- Shown within Sheffield
- Population: 21,793
- Metropolitan borough: City of Sheffield;
- Metropolitan county: South Yorkshire;
- Region: Yorkshire and the Humber;
- Country: England
- Sovereign state: United Kingdom
- UK Parliament: Sheffield Central;
- Councillors: John Wright (Labour Party) Laura Maclean (Labour Party) Andy Davies (Green Party)

= Walkley (ward) =

Electoral ward in the City of Sheffield, South Yorkshire, England

Walkley is an electoral ward in Sheffield, South Yorkshire, England.

Walkley ward—which includes the districts of Netherthorpe, Upperthorpe, Walkley and parts of Neepsend—is one of the 28 electoral wards in City of Sheffield, England. It is located in the northwestern part of the city and covers an area of 3.8 km^{2}. The population of this ward in 2011 was 21,793 people in 9,654 households. The ward is in Sheffield Central Parliamentary Constituency.

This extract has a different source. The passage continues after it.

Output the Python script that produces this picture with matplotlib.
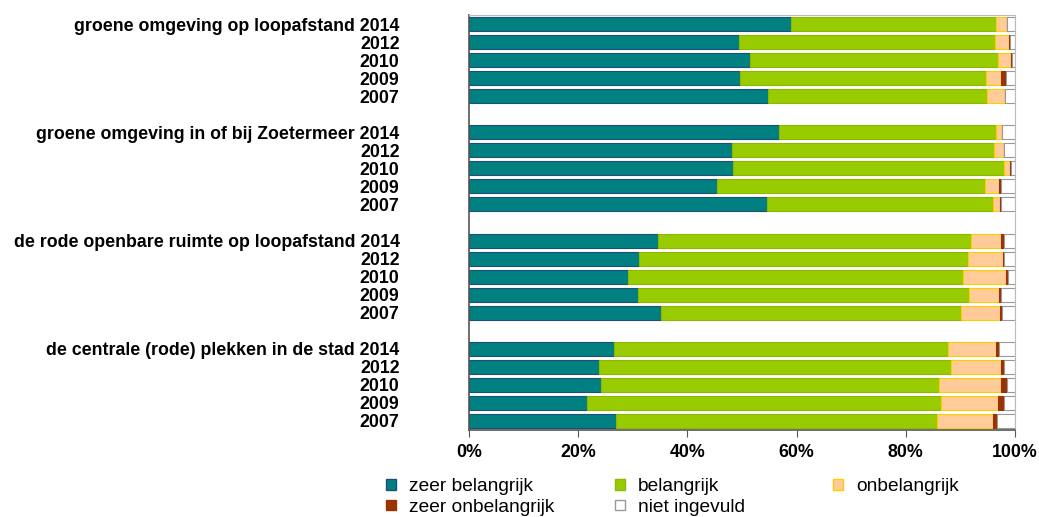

==Districts of Walkley ward==
===Walkley===

Walkley is a suburb in the north west of Sheffield in England. It lies north-east of Crookes and south of Hillsborough.

===Netherthorpe===

Netherthorpe is a council estate lying south-east of the Ponderosa open space. Originally an area of working-class Victorian terraces, it was reconstructed in the 1960s as an area of tower blocks and medium-rise flats with a few houses. In the late 1990s the tower blocks were reclad and many of the other flats demolished and replaced by modern housing.

===Upperthorpe===

Upperthorpe lies north-west of the Ponderosa open space and south east of Walkley. Building in the area began in the late Georgian period, from which the former infirmary (now offices) and a few houses survive. Construction continued, with many large Victorian houses and a car-free late-20th-century housing estate surviving. The Kelvin Flats were a landmark in the area, of similar design to now listed Park Hill, but were demolished in the early 1990s. The area is served by the Infirmary Road Sheffield Supertram stop.